DHURUVANGAL PATHINAARU
Dhuruvangal
Pathinaaru has the spirit and daring of an indie film but the slickness in its
filmmaking will give big-budgeted and star-driven films a run for their money.
Its director, Karthick Naren, is a first-time filmmaker — a 21-year-old at that
— but he displays such command over his craft that the film grabs us in the
very first scene and keeps us engaged until the end. With help from his
cinematographer Sujith Sarang and his sound team (sound designers Sachin
Sudhakaran and Hari Haran of Sync Cinema and audiographer Raja Krishnan),
Karthick turns this investigative thriller into an immersive experience for the
viewer.
The story revolves around Deepak (Rahman), a former cop who
had to retire from the force following an accident that left him disabled. He
is forced to look back on the five-year-old case that was the cause for his
current state when he agrees to meet a young man who is aspiring to be cop. As
for the case, we learn that it involved a couple of murders (A suicide? A
hit-and-run?) and young woman who has gone missing, though each seemingly
unrelated, initially. What exactly happened on that fateful night when these
crimes occurred?
Karthick presents Deepak’s investigation of these incidents
as a police procedural. We see things getting murkier and murkier as Deepak and
Gautham (Prakash), the smart, newbie constable whom he takes under his wing, go
along with their investigations. And all the while, Karthick manages to keep
his cards close to his chest, so that we are never able to guess the identity
of the killer(s).
He also gives us nice offhand moments that present the cops
in the film as ordinary individuals — a constable forgets to report an emergency
call, a crime scene specialist is reluctant to visit a crime scene... Even
Deepak isn’t infallible. We glimpse his clumsiness in the way he forgets things
— to charge his mobile phone, to hand over a video camera. He is intelligent
though not intuitive, and is willing to take help from Gautham, whose keenness
he recognises as an asset. And the casting Rahman feels just right. A more
popular actor would have turned this character into a super-cop.

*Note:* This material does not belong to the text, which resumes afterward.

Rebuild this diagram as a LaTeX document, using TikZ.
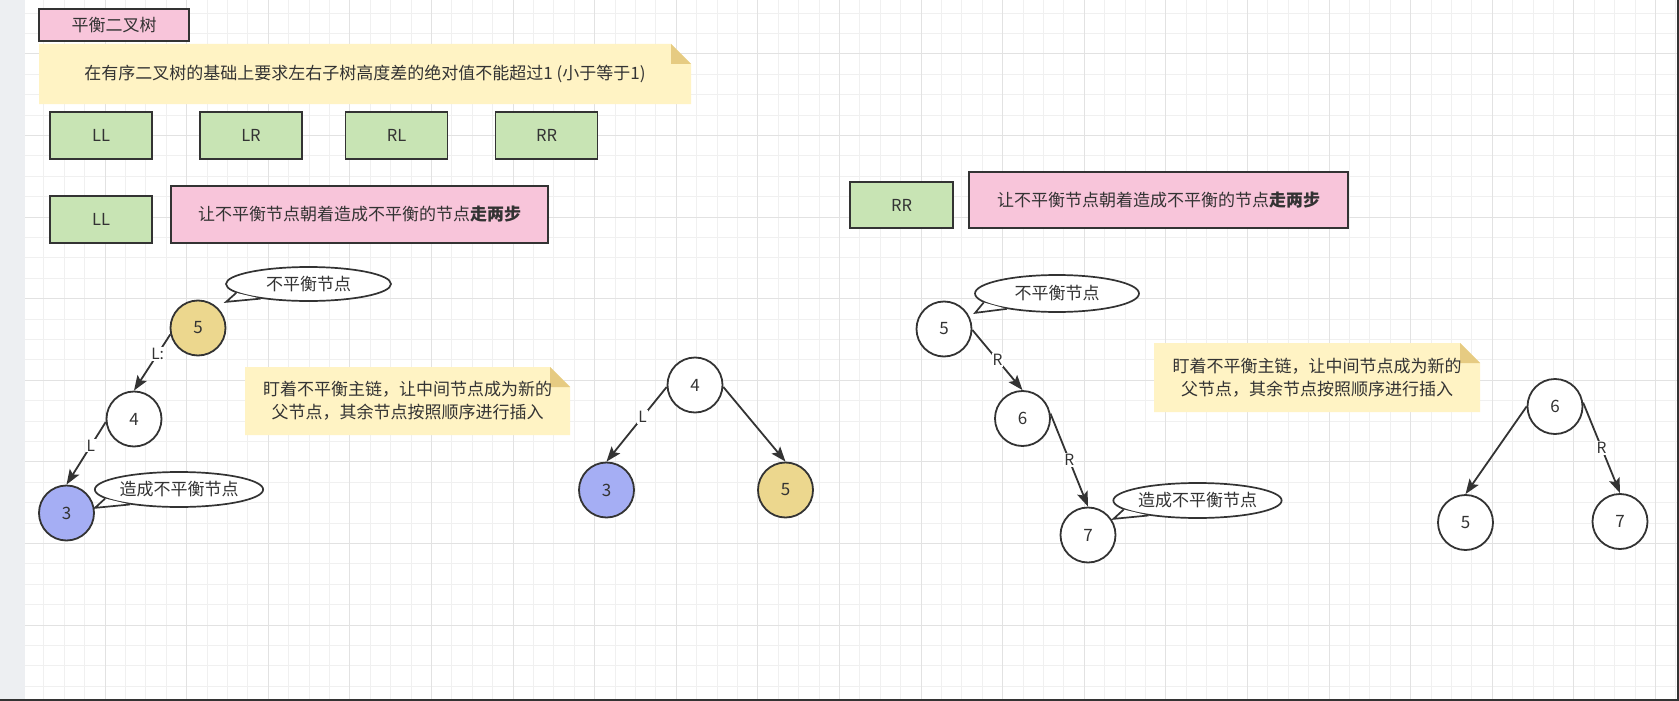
\documentclass[tikz,border=0pt]{standalone}
\usepackage{fontspec}
\setmainfont{Noto Sans CJK SC}
\usetikzlibrary{shapes.geometric,arrows.meta,calc}
\definecolor{ink}{HTML}{333333}
\definecolor{gminorc}{HTML}{F0F0F0}
\definecolor{gmajorc}{HTML}{E2E2E2}
\definecolor{stripc}{HTML}{EDEFF2}
\definecolor{pinkc}{HTML}{F8C5DA}
\definecolor{greenc}{HTML}{C8E4B4}
\definecolor{notec}{HTML}{FFF3C4}
\definecolor{foldc}{HTML}{E6CB82}
\definecolor{yelc}{HTML}{ECD78E}
\definecolor{bluec}{HTML}{A5AEF4}
\newcommand\cjkfont{\fontsize{17}{23}\selectfont}
\newcommand\latfont{\fontsize{16.5}{19}\selectfont}
\newcommand\numfont{\fontsize{17}{19}\selectfont}
\newcommand\mynote[6]{% x1 y1 x2 y2 name text
  \fill[notec] (#1,#2) -- ({#3-20},#2) -- (#3,{#2+20}) -- (#3,#4) -- (#1,#4) -- cycle;
  \fill[foldc] ({#3-20},#2) -- ({#3-20},{#2+20}) -- (#3,{#2+20}) -- cycle;
  \node[notetext] (#5) at ({(#1+#3)/2},{(#2+#4)/2}) {#6};
}
\begin{document}
\begin{tikzpicture}[x=1pt,y=-1pt,
  gminor/.style={draw=gminorc,line width=0.8pt},
  gmajor/.style={draw=gmajorc,line width=1pt},
  boxbase/.style={rectangle,draw=ink,line width=1.8pt,text=ink,inner sep=0pt},
  greenbox/.style={boxbase,fill=greenc,minimum width=102pt,minimum height=47pt,font=\latfont},
  pinkbox/.style={boxbase,fill=pinkc,font=\cjkfont},
  notetext/.style={text=ink,font=\cjkfont,align=center,inner sep=0pt},
  tnode/.style={circle,draw=ink,line width=1.8pt,fill=white,minimum size=55pt,inner sep=0pt,text=ink,font=\numfont},
  callout/.style={ellipse,draw=ink,line width=1.7pt,fill=white,inner sep=0pt,text=ink,font=\cjkfont},
  edge/.style={draw=ink,line width=1.8pt,-{Stealth[length=15pt,width=11pt,inset=3pt]}},
  elabel/.style={fill=white,inner sep=1pt,text=ink,font=\fontsize{15.5}{17}\selectfont},
]
\useasboundingbox (0,0) rectangle (1679,701);
\fill[white] (0,0) rectangle (1679,701);
% grid
\foreach \i in {0,...,81} {\draw[gminor] ({23.4+20.4*\i},0) -- ({23.4+20.4*\i},701);}
\foreach \i in {0,...,33} {\draw[gminor] (25,{13+20.4*\i}) -- (1679,{13+20.4*\i});}
\foreach \i in {0,...,20} {\draw[gmajor] ({23.4+81.6*\i},0) -- ({23.4+81.6*\i},701);}
\foreach \i in {0,...,7} {\draw[gmajor] (25,{53.8+81.6*\i}) -- (1679,{53.8+81.6*\i});}
\fill[stripc] (0,0) rectangle (25,701);
\fill[ink] (0,698.5) rectangle (1679,701);
\fill[ink] (1677,0) rectangle (1679,701);

% top part
\node[pinkbox,minimum width=150pt,minimum height=32pt] (title) at (114,25) {平衡二叉树};
\mynote{39}{44}{691}{104}{note1}{在有序二叉树的基础上要求左右子树高度差的绝对值不能超过1 (小于等于1)}
\node[greenbox] (ll) at (101,135.5) {LL};
\node[greenbox] (lr) at (251,135.5) {LR};
\node[greenbox] (rl) at (396.5,135.5) {RL};
\node[greenbox] (rr) at (546.5,135.5) {RR};
\node[greenbox] (ll2) at (101,219.5) {LL};
\node[pinkbox,minimum width=377pt,minimum height=57pt] (pink2) at (359.5,214.5) {让不平衡节点朝着造成不平衡的节点\textbf{走两步}};
\node[greenbox,minimum width=103pt,minimum height=46pt] (rr2) at (901.5,205) {RR};
\node[pinkbox,minimum width=379pt,minimum height=56pt] (pink3) at (1158.5,200) {让不平衡节点朝着造成不平衡的节点\textbf{走两步}};

% notes
\mynote{245}{367}{570}{435}{note2}{盯着不平衡主链，让中间节点成为新的\\父节点，其余节点按照顺序进行插入}
\mynote{1154}{343}{1480}{412}{note3}{盯着不平衡主链，让中间节点成为新的\\父节点，其余节点按照顺序进行插入}

% LL tree
\node[tnode,fill=yelc] (a5) at (198,328) {5};
\node[tnode] (a4) at (134,419) {4};
\node[tnode,fill=bluec] (a3) at (66.5,513) {3};
\draw[edge] (a5.193) -- node[elabel,pos=0.35] {L:} (a4.north);
\draw[edge] (a4.186) -- node[elabel,pos=0.38] {L} (a3.north);

% LL result
\node[tnode] (b4) at (695,385) {4};
\node[tnode,fill=bluec] (b3) at (606.5,490) {3};
\node[tnode,fill=yelc] (b5) at (785.5,490) {5};
\draw[edge] (b4.184) -- node[elabel,pos=0.4] {L} (b3.north);
\draw[edge] (b4.-4) -- (b5.north);

% RR tree
\node[tnode] (c5) at (944,329) {5};
\node[tnode] (c6) at (1022.5,418.5) {6};
\node[tnode] (c7) at (1088,535) {7};
\draw[edge] (c5.-2) -- node[elabel] {R} (c6.north);
\draw[edge] (c6.10) -- node[elabel] {R} (c7.north);

% RR result
\node[tnode] (d6) at (1555,406.5) {6};
\node[tnode] (d5) at (1465.5,522.5) {5};
\node[tnode] (d7) at (1620,521.5) {7};
\draw[edge] (d6.180) -- (d5.north);
\draw[edge] (d6.8) -- node[elabel] {R} (d7.north);

% callouts
\node[callout,minimum width=165pt,minimum height=34pt] (k1) at (308.5,284) {不平衡节点};
\node[callout,minimum width=166pt,minimum height=35pt] (k2) at (179,489.5) {造成不平衡节点};
\node[callout,minimum width=164pt,minimum height=37pt] (k3) at (1057,293.5) {不平衡节点};
\node[callout,minimum width=165pt,minimum height=35pt] (k4) at (1197.5,500.5) {造成不平衡节点};
\foreach \k in {k1,k2,k3,k4} {
  \coordinate (\k t) at ($(\k.west |- \k.south)+(1,0)$);
  \fill[white] (\k.187) -- (\k t) -- (\k.197) -- cycle;
  \draw[ink,line width=1.7pt,line join=miter] (\k.187) -- (\k t) -- (\k.197);
}
\end{tikzpicture}
\end{document}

But the director doesn’t avoid the pratfalls of the whodunit genre entirely, either. The revelations that we get in the climax are something that work better on paper than on screen. That is why the final portions are a little underwhelming from a narrative standpoint; there are logical loopholes and narrative deceptions. But then, the strength of Dhurvangal Pathinaaru lies in the filmmaking, which dazzles us enough to make us set these quibbles aside and applaud it.